Last night, Kyiv trembled.
It began with a single explosion. Not just heard, but felt. A shockwave that seemed to shatter the very fabric of the night. Then another. And another. For an hour, our world was reduced to waiting for the next boom, the next tremble of walls, the next moment of wondering: is this the one that finds us?
Fear, raw and electric, run through me. Not the abstract fear of something distant, but the simple truth that death flew above us, picking where to strike next.
I tried to sleep through it - a strange human response to terror, perhaps. To close your eyes against what you cannot control.
It wasn't until morning, when everyone talked about what happened, that I grasped the gravity of what had happened.
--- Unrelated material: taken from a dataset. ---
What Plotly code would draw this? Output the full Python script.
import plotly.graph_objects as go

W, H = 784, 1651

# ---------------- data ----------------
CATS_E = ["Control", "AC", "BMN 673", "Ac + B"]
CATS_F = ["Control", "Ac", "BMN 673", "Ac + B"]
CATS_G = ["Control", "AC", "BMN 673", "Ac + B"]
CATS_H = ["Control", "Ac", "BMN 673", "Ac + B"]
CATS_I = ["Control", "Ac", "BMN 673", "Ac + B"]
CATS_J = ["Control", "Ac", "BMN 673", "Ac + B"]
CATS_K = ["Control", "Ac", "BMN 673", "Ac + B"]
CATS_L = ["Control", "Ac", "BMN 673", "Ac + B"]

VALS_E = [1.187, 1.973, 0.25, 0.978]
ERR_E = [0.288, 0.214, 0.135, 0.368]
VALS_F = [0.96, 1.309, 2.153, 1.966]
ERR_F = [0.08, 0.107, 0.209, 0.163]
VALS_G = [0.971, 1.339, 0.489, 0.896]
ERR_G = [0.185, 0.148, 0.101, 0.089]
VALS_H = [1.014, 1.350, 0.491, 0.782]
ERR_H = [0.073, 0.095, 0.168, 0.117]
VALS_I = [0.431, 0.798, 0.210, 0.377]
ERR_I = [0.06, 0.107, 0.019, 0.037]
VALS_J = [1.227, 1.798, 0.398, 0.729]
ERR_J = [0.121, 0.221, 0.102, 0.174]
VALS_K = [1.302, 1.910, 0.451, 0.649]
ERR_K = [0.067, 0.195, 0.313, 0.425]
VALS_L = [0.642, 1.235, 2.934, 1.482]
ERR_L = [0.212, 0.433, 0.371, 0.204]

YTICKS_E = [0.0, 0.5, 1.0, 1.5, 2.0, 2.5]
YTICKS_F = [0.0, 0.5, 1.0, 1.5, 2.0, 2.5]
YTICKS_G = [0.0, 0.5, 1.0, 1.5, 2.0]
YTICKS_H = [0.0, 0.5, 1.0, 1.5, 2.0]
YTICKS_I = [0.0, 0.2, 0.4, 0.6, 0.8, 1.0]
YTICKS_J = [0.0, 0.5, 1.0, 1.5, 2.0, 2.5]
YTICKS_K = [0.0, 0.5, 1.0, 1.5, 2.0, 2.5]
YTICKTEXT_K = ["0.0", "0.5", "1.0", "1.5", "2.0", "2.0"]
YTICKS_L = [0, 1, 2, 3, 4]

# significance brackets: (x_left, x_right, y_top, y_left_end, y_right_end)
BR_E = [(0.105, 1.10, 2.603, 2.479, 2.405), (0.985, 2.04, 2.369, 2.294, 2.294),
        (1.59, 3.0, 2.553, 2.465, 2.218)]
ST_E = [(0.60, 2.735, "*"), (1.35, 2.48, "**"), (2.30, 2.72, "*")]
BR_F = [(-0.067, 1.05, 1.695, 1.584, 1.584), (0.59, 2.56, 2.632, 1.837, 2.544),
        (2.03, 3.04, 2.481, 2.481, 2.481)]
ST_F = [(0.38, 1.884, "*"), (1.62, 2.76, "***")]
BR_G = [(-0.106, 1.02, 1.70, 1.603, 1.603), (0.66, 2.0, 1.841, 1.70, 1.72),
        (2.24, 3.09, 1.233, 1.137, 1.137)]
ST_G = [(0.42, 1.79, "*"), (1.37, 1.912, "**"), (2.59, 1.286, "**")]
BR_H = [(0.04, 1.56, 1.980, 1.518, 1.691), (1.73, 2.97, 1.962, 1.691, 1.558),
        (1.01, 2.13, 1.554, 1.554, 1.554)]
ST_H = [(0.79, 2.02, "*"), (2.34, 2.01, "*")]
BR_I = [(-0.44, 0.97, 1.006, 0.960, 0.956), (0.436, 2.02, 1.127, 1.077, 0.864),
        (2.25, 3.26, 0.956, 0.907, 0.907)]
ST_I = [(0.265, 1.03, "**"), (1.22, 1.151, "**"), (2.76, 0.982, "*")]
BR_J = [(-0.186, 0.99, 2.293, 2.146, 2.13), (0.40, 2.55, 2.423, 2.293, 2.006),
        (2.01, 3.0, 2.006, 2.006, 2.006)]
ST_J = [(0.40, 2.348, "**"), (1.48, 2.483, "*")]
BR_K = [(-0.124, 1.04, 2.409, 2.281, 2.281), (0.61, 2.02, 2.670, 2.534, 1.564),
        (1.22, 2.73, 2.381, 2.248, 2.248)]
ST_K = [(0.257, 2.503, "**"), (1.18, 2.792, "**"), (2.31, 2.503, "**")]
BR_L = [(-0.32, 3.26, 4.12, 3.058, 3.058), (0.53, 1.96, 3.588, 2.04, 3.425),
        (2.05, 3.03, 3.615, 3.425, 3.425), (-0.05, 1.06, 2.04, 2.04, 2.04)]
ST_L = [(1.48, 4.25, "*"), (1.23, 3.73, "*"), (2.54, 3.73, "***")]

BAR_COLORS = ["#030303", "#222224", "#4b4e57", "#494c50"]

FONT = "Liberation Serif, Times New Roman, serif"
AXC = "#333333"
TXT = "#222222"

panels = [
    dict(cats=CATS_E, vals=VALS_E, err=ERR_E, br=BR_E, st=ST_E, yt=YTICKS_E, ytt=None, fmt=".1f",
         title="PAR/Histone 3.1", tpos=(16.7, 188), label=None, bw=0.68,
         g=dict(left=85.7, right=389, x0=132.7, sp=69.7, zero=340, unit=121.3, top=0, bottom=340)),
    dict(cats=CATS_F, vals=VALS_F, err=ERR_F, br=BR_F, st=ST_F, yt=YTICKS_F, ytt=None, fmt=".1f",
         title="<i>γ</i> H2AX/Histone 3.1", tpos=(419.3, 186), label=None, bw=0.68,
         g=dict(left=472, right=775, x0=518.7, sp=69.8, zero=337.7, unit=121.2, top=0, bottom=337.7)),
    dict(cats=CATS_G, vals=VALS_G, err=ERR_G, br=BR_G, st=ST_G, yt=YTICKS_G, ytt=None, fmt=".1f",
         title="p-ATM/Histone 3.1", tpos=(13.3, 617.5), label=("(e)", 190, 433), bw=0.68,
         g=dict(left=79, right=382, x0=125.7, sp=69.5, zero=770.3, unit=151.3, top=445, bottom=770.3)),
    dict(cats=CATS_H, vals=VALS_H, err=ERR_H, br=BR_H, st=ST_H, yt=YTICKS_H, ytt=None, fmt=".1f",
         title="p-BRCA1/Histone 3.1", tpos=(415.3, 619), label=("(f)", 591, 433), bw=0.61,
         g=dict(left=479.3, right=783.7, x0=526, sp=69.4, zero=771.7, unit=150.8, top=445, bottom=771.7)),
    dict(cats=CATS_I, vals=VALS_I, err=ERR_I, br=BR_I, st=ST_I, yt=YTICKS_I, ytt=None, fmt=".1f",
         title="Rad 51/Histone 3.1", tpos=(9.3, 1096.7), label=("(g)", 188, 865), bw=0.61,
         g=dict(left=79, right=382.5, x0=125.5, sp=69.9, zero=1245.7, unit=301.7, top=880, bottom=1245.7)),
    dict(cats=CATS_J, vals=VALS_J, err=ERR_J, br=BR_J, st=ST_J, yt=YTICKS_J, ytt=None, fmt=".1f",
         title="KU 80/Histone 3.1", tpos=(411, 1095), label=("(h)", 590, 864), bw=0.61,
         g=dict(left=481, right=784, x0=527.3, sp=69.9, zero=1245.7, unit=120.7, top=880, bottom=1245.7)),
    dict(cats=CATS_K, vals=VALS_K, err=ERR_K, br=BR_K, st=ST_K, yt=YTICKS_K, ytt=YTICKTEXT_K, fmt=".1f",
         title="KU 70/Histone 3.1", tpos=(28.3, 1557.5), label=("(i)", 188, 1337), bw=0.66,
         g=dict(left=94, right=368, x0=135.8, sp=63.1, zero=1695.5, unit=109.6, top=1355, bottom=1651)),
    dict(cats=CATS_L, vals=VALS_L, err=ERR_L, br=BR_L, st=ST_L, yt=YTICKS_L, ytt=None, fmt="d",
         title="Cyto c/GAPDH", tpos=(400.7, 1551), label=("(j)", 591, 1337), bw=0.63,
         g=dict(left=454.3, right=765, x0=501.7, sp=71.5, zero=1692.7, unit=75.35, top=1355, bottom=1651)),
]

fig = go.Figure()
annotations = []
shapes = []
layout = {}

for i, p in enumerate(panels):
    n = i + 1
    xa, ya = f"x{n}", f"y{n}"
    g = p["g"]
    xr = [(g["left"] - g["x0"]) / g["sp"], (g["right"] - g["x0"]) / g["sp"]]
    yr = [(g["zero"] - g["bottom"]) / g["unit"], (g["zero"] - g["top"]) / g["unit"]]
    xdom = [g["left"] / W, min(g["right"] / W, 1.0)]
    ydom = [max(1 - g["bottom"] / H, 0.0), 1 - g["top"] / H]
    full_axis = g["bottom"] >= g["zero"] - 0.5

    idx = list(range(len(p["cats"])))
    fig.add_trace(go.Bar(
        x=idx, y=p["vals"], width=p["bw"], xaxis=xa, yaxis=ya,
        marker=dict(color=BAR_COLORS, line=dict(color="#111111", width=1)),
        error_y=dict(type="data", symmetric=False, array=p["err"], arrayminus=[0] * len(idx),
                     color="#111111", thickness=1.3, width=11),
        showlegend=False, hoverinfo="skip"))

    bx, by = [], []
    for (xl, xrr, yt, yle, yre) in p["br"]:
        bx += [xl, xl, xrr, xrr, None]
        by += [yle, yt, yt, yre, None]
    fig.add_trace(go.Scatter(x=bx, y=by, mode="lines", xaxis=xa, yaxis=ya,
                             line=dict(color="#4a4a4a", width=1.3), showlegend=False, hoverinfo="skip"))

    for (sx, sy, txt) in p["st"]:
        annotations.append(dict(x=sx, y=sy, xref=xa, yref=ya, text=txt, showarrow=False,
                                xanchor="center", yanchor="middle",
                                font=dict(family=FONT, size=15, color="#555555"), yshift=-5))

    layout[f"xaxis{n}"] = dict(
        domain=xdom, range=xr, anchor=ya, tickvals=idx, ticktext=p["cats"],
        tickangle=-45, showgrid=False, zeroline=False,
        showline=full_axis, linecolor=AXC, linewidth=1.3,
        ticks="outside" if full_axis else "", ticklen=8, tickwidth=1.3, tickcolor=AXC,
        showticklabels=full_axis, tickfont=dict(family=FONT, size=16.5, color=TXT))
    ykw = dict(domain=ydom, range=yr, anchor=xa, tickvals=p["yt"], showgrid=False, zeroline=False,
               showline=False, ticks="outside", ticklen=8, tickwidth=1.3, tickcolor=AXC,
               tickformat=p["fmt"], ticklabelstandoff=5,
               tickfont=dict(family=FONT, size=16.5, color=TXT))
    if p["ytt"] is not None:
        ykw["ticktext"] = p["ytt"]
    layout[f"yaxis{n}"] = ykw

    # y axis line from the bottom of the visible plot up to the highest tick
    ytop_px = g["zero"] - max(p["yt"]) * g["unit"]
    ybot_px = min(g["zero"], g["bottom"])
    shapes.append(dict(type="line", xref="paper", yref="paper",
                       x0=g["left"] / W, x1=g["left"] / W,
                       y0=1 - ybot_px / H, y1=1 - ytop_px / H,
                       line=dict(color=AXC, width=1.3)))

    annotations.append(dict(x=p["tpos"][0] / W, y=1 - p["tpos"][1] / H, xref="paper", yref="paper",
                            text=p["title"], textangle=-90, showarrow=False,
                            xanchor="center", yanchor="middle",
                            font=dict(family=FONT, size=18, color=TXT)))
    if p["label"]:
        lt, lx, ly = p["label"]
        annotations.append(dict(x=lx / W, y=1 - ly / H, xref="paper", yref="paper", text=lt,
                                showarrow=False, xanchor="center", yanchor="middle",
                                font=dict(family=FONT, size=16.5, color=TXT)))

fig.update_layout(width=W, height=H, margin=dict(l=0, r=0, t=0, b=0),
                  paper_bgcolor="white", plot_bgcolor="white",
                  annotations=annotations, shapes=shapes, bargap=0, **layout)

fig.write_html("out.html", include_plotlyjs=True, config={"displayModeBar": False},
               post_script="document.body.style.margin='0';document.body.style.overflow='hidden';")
Around 30 drones had targeted the city. Ukrainian air defenses intercepted 16 of them, but debris from the fallen drones sparked fires across Kyiv. The closest damaged residential building stood less than 2km away. Even our most seasoned staff members called it the worst attack they'd experienced.
As they spoke, snow began to fall outside our windows. Heavier and heavier. Each flake sending chills down my spine. The contrast felt cruel - the peaceful beauty of snow against the backdrop of a night of destruction.
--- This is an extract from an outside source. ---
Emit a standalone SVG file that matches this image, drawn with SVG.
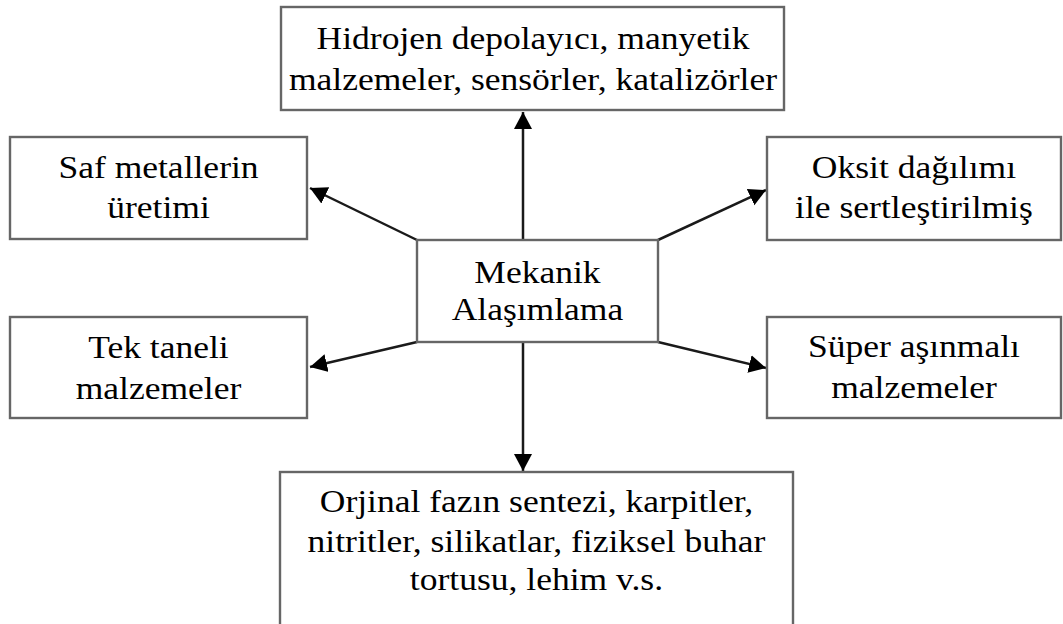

Then it hit me. This was one night. One terrifying night for us.
But across this vast country, countless Ukrainians have lived with this reality for years. The constant vigilance. The midnight sirens. The knowledge that any day could be the day a missile finds your home, your loved ones, your life.
Tears came then. Not just for our frightened night, but for the collective trauma of a nation that wakes each morning to the same possibility of horror, yet still makes breakfast, still goes to work, still finds reasons to laugh.
In moments like these, when human strength falters and hope seems distant, there's something profound about finding light in darkness, not because the darkness has gone, but because something stronger holds us through it.
Whether through faith in Christ's unfailing presence, the embrace of community, or the remarkable resilience of the human spirit - I've witnessed how people here find ways to carry on. Not because it's easy, but because they refuse to let fear have the final word.
And in that refusal, I see something sacred.